How the Choice Interacts With Other Risks
The spending strategy does not exist in isolation. It interacts with every other variable in your plan:
Fat-tail risk. Fixed withdrawals are most vulnerable to fat-tail events because they do not adapt. Guardrails and percentage-of-portfolio strategies absorb crashes by automatically reducing withdrawals.
Sequence of returns. The first 5-10 years of retirement determine whether sequence risk bites you. Flexible strategies reduce the damage of a bad early sequence by pulling less from the portfolio during the drawdown.

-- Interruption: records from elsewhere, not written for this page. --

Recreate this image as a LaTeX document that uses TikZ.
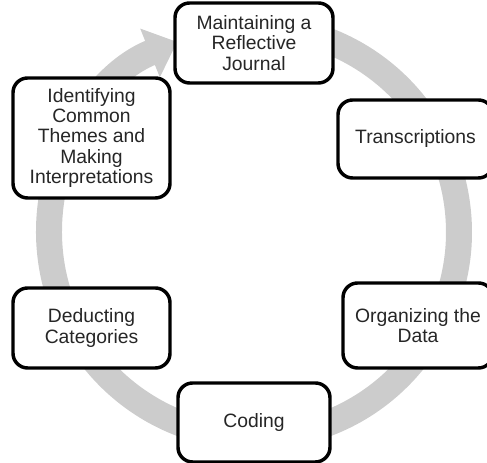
\documentclass[tikz,border=0pt]{standalone}
\usepackage{fontspec}
\setmainfont{Liberation Sans}
\usetikzlibrary{arrows.meta}

\tikzset{
    stage/.style={draw=black, line width=2.6pt, rounded corners=11pt, fill=white,
        align=center, text=black!85, inner sep=2pt,
        font=\fontsize{14.5pt}{15.2pt}\selectfont},
}

\begin{document}
\begin{tikzpicture}[x=0.75pt, y=0.75pt]
    \useasboundingbox (0,0) rectangle (487,463);

    % 圆环箭头
    \coordinate (O) at (254,231);
    \draw[black!20, line width=19.5pt, -{Triangle[width=38pt, length=22pt]}]
        (O) ++(95:205) arc[start angle=95, end angle=-248, radius=205];

    % 各阶段方框
    \node[stage, minimum width=158*0.75pt, minimum height=80*0.75pt] (journal) at (254,420)
        {Maintaining a\\Reflective\\Journal};
    \node[stage, minimum width=155*0.75pt, minimum height=78*0.75pt] (trans) at (415.5,324)
        {Transcriptions};
    \node[stage, minimum width=150*0.75pt, minimum height=85*0.75pt] (organize) at (418,137.5)
        {Organizing the\\Data};
    \node[stage, minimum width=152*0.75pt, minimum height=79*0.75pt] (coding) at (254,40.5)
        {Coding};
    \node[stage, minimum width=157*0.75pt, minimum height=80*0.75pt] (deduct) at (91.5,135)
        {Deducting\\Categories};
    \node[stage, minimum width=157*0.75pt, minimum height=120*0.75pt] (themes) at (91.5,325)
        {Identifying\\Common\\Themes and\\Making\\Interpretations};
\end{tikzpicture}
\end{document}
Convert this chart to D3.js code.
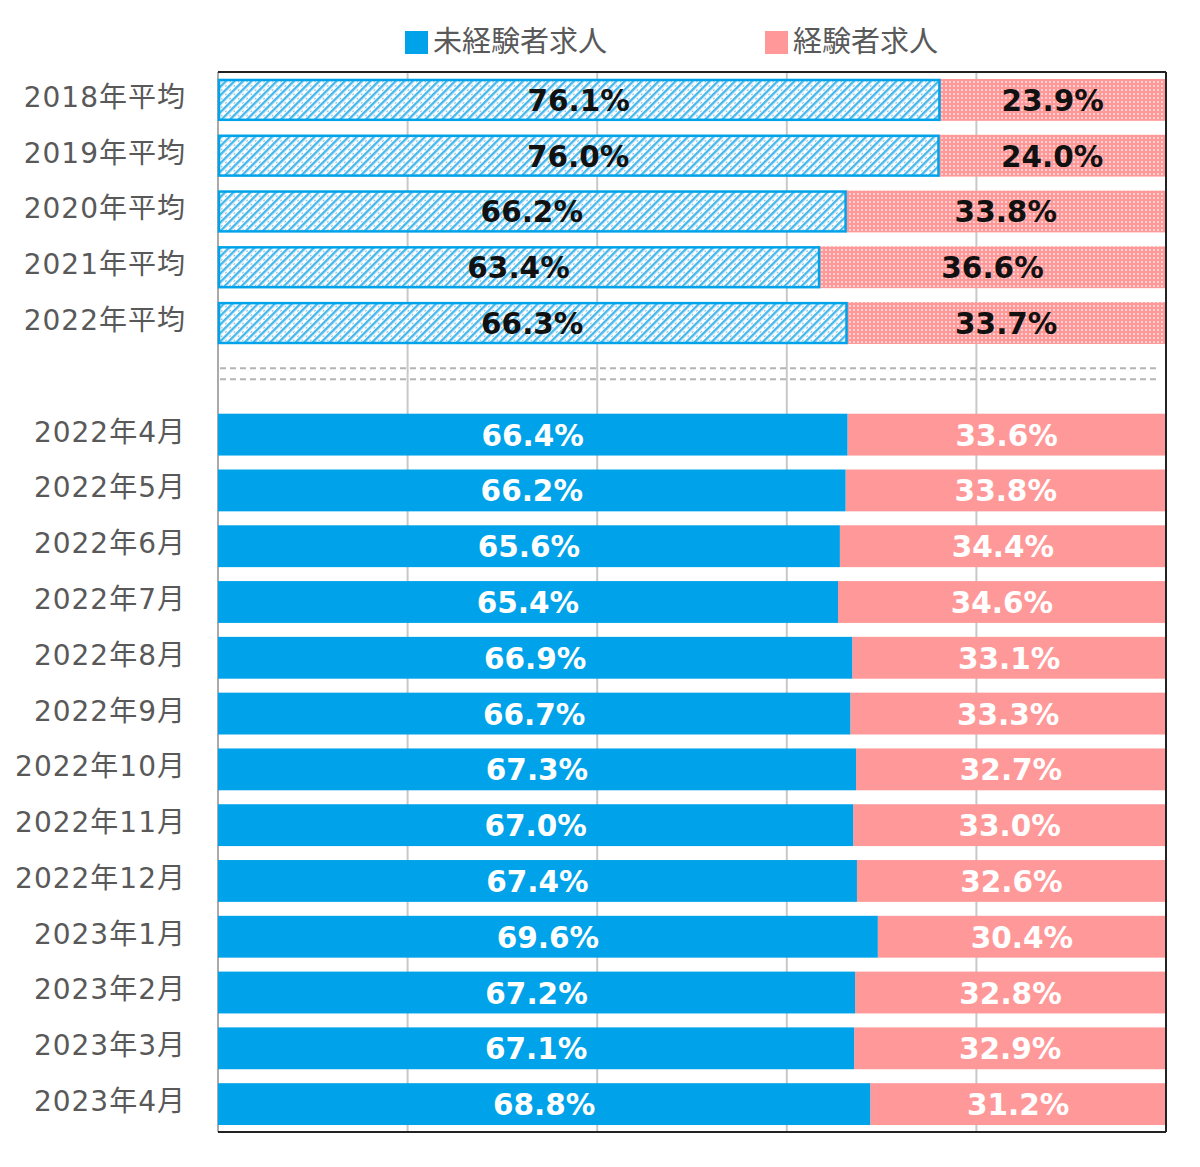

Inflation. Fixed withdrawals with inflation adjustment can compound into large real amounts over a 30-year retirement. If inflation runs hotter than expected, the fixed approach eats into the portfolio faster. Percentage-of-portfolio strategies are implicitly inflation-adjusted because they track portfolio value.
Longevity. The longer the time horizon, the more the strategy choice matters. Over 20 years, the differences are modest. Over 35 years, they are dramatic.
Which One Should You Use?
There is no single right answer, but there is a clear hierarchy of robustness. If you can tolerate some income variability, a percentage-of-portfolio or guardrails approach will dramatically improve your odds. If you need fixed income, at least test your plan with a lower withdrawal rate and a fat-tailed Monte Carlo model to understand the real risk you are taking.
The worst outcome is choosing a fixed withdrawal strategy, testing it with a basic Monte Carlo calculator that assumes normal returns and 500 iterations, seeing a 90% success rate, and calling it done. That 90% could easily be 78% under more realistic assumptions. The strategy choice alone might close the gap.